Solo porque a Fígaro le sea posible, como siempre, salvar a sus señores, lograr una humana y mutua reconciliación de los esposos que sorprende por su modernidad y vocación de igualdad, desenmascarando al intrigante, no significa que Bégearss y los hombres como él dejen de ser un peligro. Al contrario, las tempestades de la revolución, en que los herederos del feudalismo van, por fin, a desaparecer, propician el nacimiento indeseado de muchos semejantes a Bégearss, apasionados por la intriga y las maniobras oscuras, devotos de la discordia, de novedades arriesgadas y aventuradas que les beneficien solo a ellos.
En ámbito doméstico estos nuevos protagonistas de la Historia amasan fortunas arruinando familias y corrompiendo particulares; en terreno público, dominan países y engañan pueblos enteros. El propio Bégearss así lo expresa en un breve monólogo del acto IV, donde define la política como el arte de crear los hechos, de dominar y dirigir, como en un juego, los acontecimientos y los hombres. Esta naturaleza oscura, varias veces denunciada por Fígaro, queda probada en la devoción de Bégearss, prácticamente demoníaca, por la dominación política, que es “tan profunda como el Etna, arde y ruge mucho tiempo antes de estallar… y entonces nada se le resiste”.

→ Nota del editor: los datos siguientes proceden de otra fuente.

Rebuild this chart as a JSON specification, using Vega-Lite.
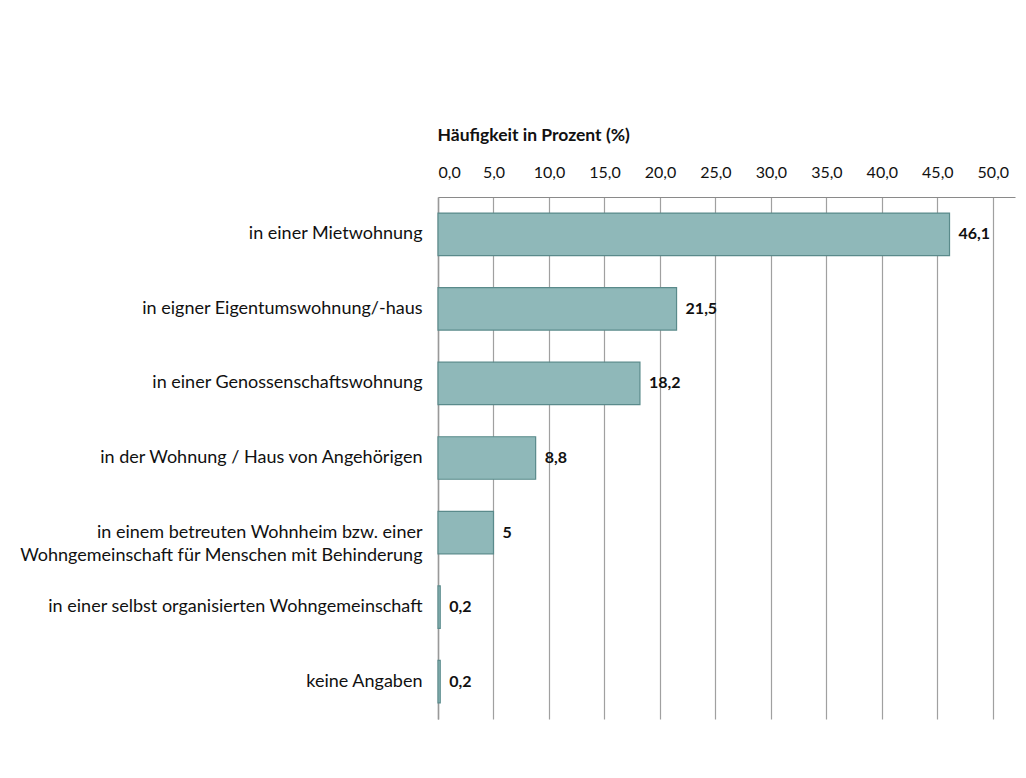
{
  "$schema": "https://vega.github.io/schema/vega-lite/v6.json",
  "autosize": "none",
  "width": 577,
  "height": 522,
  "padding": {"left": 438, "top": 197, "right": 11, "bottom": 59},
  "background": "white",
  "config": {
    "view": {"stroke": null},
    "font": "Lato",
    "locale": {"number": {"decimal": ",", "thousands": ".", "grouping": [3], "currency": ["", " €"]}}
  },
  "data": {
    "values": [
      {"category": "in einer Mietwohnung", "value": 46.1},
      {"category": "in eigner Eigentumswohnung/-haus", "value": 21.5},
      {"category": "in einer Genossenschaftswohnung", "value": 18.2},
      {"category": "in der Wohnung / Haus von Angehörigen", "value": 8.8},
      {"category": "in einem betreuten Wohnheim bzw. einer|Wohngemeinschaft für Menschen mit Behinderung", "value": 5},
      {"category": "in einer selbst organisierten Wohngemeinschaft", "value": 0.2},
      {"category": "keine Angaben", "value": 0.2}
    ]
  },
  "encoding": {
    "y": {
      "field": "category",
      "type": "nominal",
      "sort": null,
      "scale": {"paddingInner": 0.43, "paddingOuter": 0.215},
      "axis": {
        "title": null,
        "ticks": false,
        "domainColor": "#999999",
        "domainWidth": 1.5,
        "labelPadding": 16,
        "labelFontSize": 18,
        "labelColor": "#111111",
        "labelLimit": 0,
        "labelLineHeight": 23,
        "labelExpr": "split(datum.value, '|')"
      }
    },
    "x": {
      "field": "value",
      "type": "quantitative",
      "scale": {"domain": [0, 52], "nice": false},
      "axis": {
        "orient": "top",
        "values": [0, 5, 10, 15, 20, 25, 30, 35, 40, 45, 50],
        "format": ".1f",
        "grid": true,
        "gridColor": "#a0a0a0",
        "gridWidth": 1.2,
        "ticks": false,
        "domainColor": "#8a8a8a",
        "domainWidth": 1.2,
        "labelPadding": 17,
        "labelFontSize": 16,
        "labelColor": "#111111",
        "title": "Häufigkeit in Prozent (%)",
        "titleFontSize": 17.5,
        "titleFontWeight": "bold",
        "titleColor": "#111111",
        "titleAlign": "left",
        "titleX": -1,
        "titleY": -62,
        "titleBaseline": "middle"
      }
    }
  },
  "layer": [
    {"mark": {"type": "bar", "fill": "#8fb8b9", "stroke": "#5a8a8b", "strokeWidth": 1.2}},
    {
      "mark": {"type": "text", "align": "left", "dx": 9, "fontWeight": "bold", "fontSize": 16, "color": "#111111"},
      "encoding": {"text": {"field": "value", "type": "quantitative", "format": ".1~f"}}
    }
  ]
}
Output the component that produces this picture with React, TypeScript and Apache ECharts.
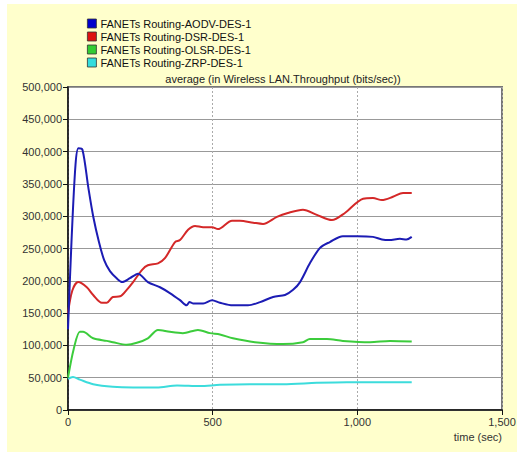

Beaumarchais, que abrigaba la idea de convertir su trilogía de Fígaro en una tetralogía y a quien solo su muerte en 1799 le impidió escribir La venganza de Bégearss, sabía que su funesto personaje no podía ser la excepcionalidad, sino el tipo recurrente para un elemento nuevo que nos acompaña, nos engaña y nos dirige desde entonces. Reina hasta nuestros días, que a nadie le extrañe, pues, que el pueblo, sometido a engaño y desprovisto de conciencia, vuelva a besar una y otra vez las manos de embaucadores y tiranos.